Of course the loudest objection raised by Argentina and its supporters to the decision below is that it might throw the sovereign debt market into turmoil. A decision in favor of the holdouts in this lawsuit, the argument goes, will lead to more holdouts in future cases and thereby make it much more difficult for sovereign debtors to restructure their debt during a fiscal crisis. As I haveexplained previously those concerns are ill-founded. A detailed study released earlier this year by Moody’s found that Argentina’s 2005 debt exchange was one of only two in the past 20 years affected by holdout creditors. That includes several successful sovereign debt exchanges completed after the district court ruled against Argentina in this case. Indeed, the Second Circuit stated explicitly that the judgment in this case is the result of Argentina’s unique status as a deadbeat debtor willing to thumb its nose at its legitimate creditors, and thus the decision is of very limited precedential value in any future sovereign debt litigation.

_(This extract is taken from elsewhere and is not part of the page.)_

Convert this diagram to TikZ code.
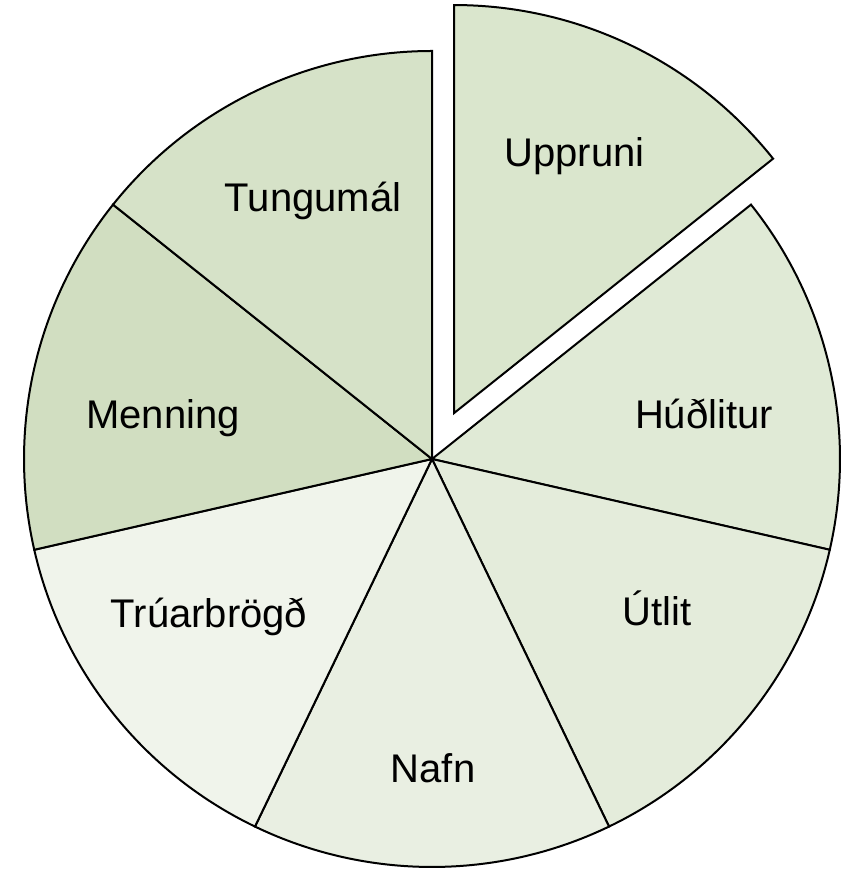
\documentclass[tikz,border=0pt]{standalone}
\usepackage{fontspec}
\setmainfont{Liberation Sans}
\usetikzlibrary{calc}
\definecolor{cUpp}{RGB}{218,230,205}
\definecolor{cHud}{RGB}{224,234,214}
\definecolor{cUtl}{RGB}{228,236,219}
\definecolor{cNaf}{RGB}{233,239,226}
\definecolor{cTru}{RGB}{240,244,235}
\definecolor{cMen}{RGB}{209,222,193}
\definecolor{cTun}{RGB}{214,226,200}
\tikzset{
  slice/.style={draw=black,line width=2pt,line join=miter},
  lbl/.style={anchor=base,inner sep=0pt,font=\fontsize{40}{48}\selectfont}
}
\newcommand{\pieslice}[4]{% center, start, end, color
  \filldraw[slice,fill=#4] (#1) -- ++(#2:408) arc[start angle=#2,end angle=#3,radius=408] -- cycle;
}
\begin{document}
\begin{tikzpicture}[x=1pt,y=1pt]
\useasboundingbox (0,0) rectangle (841,869);
\coordinate (C) at (432,410);
\coordinate (CE) at ($(C)+(64.2857:51)$);
\pieslice{CE}{90}{38.5714}{cUpp}
\pieslice{C}{38.5714}{-12.8571}{cHud}
\pieslice{C}{-12.8571}{-64.2857}{cUtl}
\pieslice{C}{-64.2857}{-115.7143}{cNaf}
\pieslice{C}{-115.7143}{-167.1429}{cTru}
\pieslice{C}{-167.1429}{-218.5714}{cMen}
\pieslice{C}{-218.5714}{-270}{cTun}
\node[lbl] (upp) at (574.5,702) {Uppruni};
\node[lbl] (hud) at (704,440) {Húðlitur};
\node[lbl] (utl) at (657,243) {Útlit};
\node[lbl] (naf) at (433,86) {Nafn};
\node[lbl] (tru) at (209,241) {Trúarbrögð};
\node[lbl] (men) at (163,440) {Menning};
\node[lbl] (tun) at (313,657) {Tungumál};
\end{tikzpicture}
\end{document}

More importantly, those policy concerns—which focus on the district court’s interpretation of the pari passu clause contained in the Argentine bond agreement—have nothing to do with the FSIA issue that Argentina will ask the Supreme Court to review. The FSIA addresses the proper scope of injunctive relief issued against foreign nations, not the proper interpretation of paripassu clauses.
Argentina will raise its FSIA claims in a Supreme Court certiorari petition that it will likely file sometime in early 2014. Argentina’s oft-expressed vow not to comply with any adverse decision in this case will not help its efforts to gain a sympathetic ear at the Court. Moreover, Argentina cannot necessarily count on the U.S. government to support its petition: the U.S. declined very publicly to support Argentina’s initial certiorari petition raising this issue (filed with the Court in June and denied in early October). And given Congress’s determination that immunity issues should generally be decided on the basis of criteria set forth in the FSIA rather than through case-by-case determinations by Executive Branch officials, any support from the U.S. government will likely be insufficient to sway the Court.
In short, Argentina’s efforts to overturn the district court’s judgment may well come to naught in the relatively near future.